Jost hält eine Neuregelung für absolut vertretbar. In anderen Lebensbereichen sei es ja auch nicht üblich, eine Leistung Monate im Voraus zu bezahlen. Meist ist allenfalls eine Anzahlung üblich. Selbst für die stellt er sich eine automatische Rückerstattung vor, wenn die Reise nicht stattfindet. Der Bundesrat habe sich 2018 bereits für ein „automatisiertes Verfahren der Rückerstattung“starkgemacht. Von der Bundesregierung sei aber nichts umgesetzt worden, sagt Jost.
Während die Politik so zu einen neuen Angriff auf das Geschäftsmodell des Pauschaltourismus ansetzt, arbeiten sich Branchenverbände noch an einem bereits laufenden Regulierungsvorhaben ab. Das Justizministerium will zwar noch nicht die Vorkasse abschaffen, aber immerhin die eingezahlten Kundengelder absichern. Dazu liegt ein Gesetzentwurf vor. Dieser sieht vor, dass für jede Reise ein kleiner Prozentsatz in einen Fonds fließt. Bis 2026 soll sich dort eine Dreiviertelmilliarde Euro ansammeln, mit der sich sogar eine Pleite des Marktführers TUI zu einem guten Teil abfangen ließe.
Der Deutsche Reiseverband fordert nun, dem Gesetz die Schärfe zu nehmen. Vor allem die Höhe der Einzahlungen stört die Anbieter. „Pauschalreisen dürfen in dieser schwierigen Situation im Vergleich zu Einzelleistungen nicht über Gebühr verteuert werden“, heißt es beim Verband im Hinblick auf die Einnahmeausfälle infolge von Corona. Statt sieben Prozent des Pauschalreiseumsatzes will die Branche zunächst ein Prozent in den Fonds abführen.
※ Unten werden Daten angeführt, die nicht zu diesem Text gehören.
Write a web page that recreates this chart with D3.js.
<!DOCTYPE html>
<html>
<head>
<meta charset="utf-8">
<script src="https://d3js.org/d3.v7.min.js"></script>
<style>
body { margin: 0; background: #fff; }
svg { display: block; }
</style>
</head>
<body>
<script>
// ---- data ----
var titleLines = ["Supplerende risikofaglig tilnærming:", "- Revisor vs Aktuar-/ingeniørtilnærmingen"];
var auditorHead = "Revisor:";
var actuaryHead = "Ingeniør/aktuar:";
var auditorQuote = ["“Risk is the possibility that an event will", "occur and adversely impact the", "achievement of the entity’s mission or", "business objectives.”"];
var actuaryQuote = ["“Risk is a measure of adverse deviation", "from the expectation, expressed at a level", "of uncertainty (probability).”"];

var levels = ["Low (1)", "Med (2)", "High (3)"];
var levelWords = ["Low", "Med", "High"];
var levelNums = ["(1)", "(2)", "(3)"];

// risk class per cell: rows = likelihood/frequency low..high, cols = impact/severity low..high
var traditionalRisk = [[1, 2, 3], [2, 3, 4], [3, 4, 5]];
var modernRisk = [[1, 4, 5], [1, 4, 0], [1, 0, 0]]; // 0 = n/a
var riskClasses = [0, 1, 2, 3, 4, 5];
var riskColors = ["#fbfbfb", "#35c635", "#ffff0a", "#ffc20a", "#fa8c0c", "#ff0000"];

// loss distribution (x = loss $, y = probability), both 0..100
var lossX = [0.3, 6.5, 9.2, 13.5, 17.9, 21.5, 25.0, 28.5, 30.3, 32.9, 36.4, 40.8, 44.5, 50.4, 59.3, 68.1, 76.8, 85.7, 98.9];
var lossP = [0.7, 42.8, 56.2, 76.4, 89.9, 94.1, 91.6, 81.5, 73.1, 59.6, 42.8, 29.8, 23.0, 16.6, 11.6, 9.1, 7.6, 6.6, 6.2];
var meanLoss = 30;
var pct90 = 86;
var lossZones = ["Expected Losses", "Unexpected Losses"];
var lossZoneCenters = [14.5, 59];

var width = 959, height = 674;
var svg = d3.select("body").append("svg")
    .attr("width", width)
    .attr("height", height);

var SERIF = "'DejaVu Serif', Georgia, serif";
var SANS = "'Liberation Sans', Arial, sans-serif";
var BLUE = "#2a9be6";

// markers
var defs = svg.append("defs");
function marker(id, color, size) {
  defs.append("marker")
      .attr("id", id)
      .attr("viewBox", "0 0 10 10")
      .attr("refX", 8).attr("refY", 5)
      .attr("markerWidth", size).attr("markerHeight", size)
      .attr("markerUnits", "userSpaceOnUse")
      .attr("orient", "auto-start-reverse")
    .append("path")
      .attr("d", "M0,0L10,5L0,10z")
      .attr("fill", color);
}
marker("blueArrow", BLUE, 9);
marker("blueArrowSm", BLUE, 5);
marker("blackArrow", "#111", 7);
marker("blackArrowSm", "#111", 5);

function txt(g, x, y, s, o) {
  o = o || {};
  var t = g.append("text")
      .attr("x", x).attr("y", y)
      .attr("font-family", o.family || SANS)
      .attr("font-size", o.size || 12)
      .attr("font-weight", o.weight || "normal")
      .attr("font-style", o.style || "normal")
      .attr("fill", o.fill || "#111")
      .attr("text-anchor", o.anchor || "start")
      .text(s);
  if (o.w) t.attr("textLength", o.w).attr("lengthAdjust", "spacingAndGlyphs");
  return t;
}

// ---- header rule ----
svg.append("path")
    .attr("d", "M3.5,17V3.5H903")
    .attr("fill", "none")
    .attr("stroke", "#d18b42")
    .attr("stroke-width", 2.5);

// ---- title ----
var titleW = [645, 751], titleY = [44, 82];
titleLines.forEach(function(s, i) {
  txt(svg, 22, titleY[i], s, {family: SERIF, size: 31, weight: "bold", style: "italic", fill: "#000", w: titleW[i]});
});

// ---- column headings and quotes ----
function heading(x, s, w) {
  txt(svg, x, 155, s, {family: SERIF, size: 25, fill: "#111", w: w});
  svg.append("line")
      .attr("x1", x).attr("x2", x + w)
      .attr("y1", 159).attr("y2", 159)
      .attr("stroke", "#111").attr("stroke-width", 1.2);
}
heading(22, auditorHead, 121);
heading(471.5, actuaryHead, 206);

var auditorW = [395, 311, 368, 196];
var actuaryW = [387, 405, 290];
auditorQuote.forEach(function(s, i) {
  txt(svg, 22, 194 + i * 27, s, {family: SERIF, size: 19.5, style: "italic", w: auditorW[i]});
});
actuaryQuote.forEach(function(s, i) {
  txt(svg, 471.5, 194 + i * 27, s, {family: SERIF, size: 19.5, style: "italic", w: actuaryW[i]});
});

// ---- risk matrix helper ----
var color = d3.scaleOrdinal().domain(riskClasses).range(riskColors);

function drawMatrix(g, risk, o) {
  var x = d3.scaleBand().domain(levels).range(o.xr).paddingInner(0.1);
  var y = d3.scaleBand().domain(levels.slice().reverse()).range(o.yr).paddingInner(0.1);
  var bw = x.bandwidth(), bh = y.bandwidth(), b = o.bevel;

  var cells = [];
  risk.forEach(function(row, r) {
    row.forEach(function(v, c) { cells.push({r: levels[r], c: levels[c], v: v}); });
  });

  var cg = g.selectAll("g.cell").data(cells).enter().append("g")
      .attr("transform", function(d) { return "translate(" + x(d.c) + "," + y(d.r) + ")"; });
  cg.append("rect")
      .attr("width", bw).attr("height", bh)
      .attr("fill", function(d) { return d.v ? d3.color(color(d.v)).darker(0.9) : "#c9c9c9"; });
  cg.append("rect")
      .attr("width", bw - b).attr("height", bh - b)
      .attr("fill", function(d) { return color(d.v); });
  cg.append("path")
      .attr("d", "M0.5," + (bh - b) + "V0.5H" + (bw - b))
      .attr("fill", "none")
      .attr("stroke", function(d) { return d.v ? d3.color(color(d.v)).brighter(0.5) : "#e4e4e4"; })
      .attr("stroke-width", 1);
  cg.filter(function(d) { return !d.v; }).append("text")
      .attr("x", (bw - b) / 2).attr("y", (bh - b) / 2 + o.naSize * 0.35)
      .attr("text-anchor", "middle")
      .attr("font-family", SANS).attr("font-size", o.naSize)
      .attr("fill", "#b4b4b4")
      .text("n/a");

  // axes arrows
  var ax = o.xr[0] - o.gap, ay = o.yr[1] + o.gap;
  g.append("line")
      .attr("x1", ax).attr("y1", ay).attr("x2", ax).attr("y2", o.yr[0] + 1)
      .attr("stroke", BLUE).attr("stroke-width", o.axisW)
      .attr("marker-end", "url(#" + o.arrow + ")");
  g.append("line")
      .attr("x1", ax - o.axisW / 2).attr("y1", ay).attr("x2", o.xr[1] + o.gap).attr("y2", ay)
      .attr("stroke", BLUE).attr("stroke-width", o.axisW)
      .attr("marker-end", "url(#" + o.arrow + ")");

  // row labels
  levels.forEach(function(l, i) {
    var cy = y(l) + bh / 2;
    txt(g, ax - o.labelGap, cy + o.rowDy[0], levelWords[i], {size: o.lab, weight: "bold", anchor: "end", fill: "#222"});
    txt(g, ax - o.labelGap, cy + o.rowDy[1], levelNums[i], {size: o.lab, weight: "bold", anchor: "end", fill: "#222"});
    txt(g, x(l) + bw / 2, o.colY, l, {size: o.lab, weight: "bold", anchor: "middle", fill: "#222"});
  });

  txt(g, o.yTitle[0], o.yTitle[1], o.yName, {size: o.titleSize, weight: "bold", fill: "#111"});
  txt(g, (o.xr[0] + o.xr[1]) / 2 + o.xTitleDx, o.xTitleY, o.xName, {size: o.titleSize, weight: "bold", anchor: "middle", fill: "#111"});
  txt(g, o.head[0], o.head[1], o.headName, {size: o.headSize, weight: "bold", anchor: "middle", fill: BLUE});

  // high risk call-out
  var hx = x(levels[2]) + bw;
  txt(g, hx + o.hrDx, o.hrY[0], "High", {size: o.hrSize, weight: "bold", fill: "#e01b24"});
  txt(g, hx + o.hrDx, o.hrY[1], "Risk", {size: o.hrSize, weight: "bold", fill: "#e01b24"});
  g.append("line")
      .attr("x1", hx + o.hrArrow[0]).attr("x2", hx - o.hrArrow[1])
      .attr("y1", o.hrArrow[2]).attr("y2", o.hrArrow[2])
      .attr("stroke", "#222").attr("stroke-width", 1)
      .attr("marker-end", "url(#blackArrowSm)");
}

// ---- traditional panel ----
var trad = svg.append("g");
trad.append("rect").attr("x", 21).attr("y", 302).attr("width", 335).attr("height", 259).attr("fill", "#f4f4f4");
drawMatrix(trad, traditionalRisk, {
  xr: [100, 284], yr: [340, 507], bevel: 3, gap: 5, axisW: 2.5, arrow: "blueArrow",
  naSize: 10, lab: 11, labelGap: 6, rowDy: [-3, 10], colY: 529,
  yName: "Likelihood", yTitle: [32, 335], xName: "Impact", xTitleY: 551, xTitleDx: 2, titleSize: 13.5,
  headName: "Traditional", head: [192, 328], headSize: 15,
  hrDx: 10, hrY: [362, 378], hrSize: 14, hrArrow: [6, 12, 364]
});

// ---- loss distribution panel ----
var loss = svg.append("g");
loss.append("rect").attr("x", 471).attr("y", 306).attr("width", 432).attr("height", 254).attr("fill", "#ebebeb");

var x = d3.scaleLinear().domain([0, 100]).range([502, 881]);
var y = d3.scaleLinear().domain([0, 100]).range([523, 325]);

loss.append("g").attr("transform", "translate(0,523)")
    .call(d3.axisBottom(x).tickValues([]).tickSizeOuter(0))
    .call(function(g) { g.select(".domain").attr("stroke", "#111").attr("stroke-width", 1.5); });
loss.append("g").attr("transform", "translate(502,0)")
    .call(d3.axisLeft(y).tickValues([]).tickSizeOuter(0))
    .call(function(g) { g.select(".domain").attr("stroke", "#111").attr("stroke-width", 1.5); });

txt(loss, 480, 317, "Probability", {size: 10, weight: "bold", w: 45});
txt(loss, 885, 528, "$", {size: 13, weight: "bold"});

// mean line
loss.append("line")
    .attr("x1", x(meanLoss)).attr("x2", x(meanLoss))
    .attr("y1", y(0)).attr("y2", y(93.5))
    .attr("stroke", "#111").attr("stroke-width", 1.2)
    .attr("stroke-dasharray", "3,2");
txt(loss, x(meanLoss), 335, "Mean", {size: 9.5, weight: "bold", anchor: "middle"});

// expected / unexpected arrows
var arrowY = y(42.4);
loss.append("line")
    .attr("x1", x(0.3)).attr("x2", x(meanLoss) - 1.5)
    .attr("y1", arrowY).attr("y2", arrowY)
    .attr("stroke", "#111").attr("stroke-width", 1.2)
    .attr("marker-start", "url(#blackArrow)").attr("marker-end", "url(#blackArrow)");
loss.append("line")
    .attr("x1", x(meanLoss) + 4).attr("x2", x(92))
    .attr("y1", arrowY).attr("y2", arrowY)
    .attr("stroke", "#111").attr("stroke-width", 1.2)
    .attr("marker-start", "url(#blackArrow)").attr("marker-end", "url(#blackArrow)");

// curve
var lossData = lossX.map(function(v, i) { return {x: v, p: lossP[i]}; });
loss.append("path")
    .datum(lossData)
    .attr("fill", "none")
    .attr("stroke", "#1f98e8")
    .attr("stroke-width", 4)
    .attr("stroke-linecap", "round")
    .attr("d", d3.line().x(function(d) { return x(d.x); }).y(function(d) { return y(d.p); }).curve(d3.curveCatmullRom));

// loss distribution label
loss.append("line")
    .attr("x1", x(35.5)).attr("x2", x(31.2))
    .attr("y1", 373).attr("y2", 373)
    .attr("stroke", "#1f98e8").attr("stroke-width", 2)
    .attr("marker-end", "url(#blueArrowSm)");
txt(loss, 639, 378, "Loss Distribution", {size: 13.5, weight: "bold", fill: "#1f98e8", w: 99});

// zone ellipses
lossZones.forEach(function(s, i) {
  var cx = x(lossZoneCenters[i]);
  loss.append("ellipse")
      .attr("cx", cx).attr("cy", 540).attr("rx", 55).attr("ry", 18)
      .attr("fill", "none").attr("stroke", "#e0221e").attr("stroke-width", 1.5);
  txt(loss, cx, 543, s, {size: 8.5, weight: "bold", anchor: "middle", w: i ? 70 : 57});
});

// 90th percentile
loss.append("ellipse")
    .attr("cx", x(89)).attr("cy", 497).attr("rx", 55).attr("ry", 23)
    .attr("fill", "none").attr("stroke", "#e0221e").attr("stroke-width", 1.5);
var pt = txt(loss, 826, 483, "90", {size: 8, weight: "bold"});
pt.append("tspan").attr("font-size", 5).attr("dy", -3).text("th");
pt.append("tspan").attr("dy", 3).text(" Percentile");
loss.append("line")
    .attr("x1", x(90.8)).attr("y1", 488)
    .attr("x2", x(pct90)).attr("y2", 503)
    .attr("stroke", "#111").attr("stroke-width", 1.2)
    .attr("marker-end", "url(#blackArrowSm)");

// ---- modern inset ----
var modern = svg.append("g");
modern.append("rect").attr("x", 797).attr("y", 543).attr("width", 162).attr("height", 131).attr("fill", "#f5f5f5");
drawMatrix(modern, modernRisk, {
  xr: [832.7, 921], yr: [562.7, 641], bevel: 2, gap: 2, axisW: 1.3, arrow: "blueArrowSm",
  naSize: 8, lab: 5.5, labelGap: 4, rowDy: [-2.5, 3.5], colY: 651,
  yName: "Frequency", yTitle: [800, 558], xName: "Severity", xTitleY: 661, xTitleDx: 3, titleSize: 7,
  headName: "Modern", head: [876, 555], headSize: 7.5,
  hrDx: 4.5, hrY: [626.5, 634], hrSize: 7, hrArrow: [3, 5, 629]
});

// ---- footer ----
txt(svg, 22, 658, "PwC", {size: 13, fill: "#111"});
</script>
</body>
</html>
Verbraucherschützer befürworten unterdessen ganz klar die Abschaffung der Vorkasse. „Findet die Reise oder der Flug nicht statt, laufen Reisende oft hinter ihrem Geld her“, beobachten die Verbraucherzentralen. „Pleiten von Fluggesellschaften oder zuletzt wegen der Corona-Pandemie ausgefallene Flüge haben zu einer stark erhöhten Beratungsnachfrage geführt.“Eine Rückerstattung kommt oft erst sehr spät – oder gar nicht. Am Ende staue sich der Frust bei den Urlaubern auf. Und gerade in der Krise bedeutet das verschwundene Geld für einkommensschwache Haushalte ein echtes finanzielles Risiko.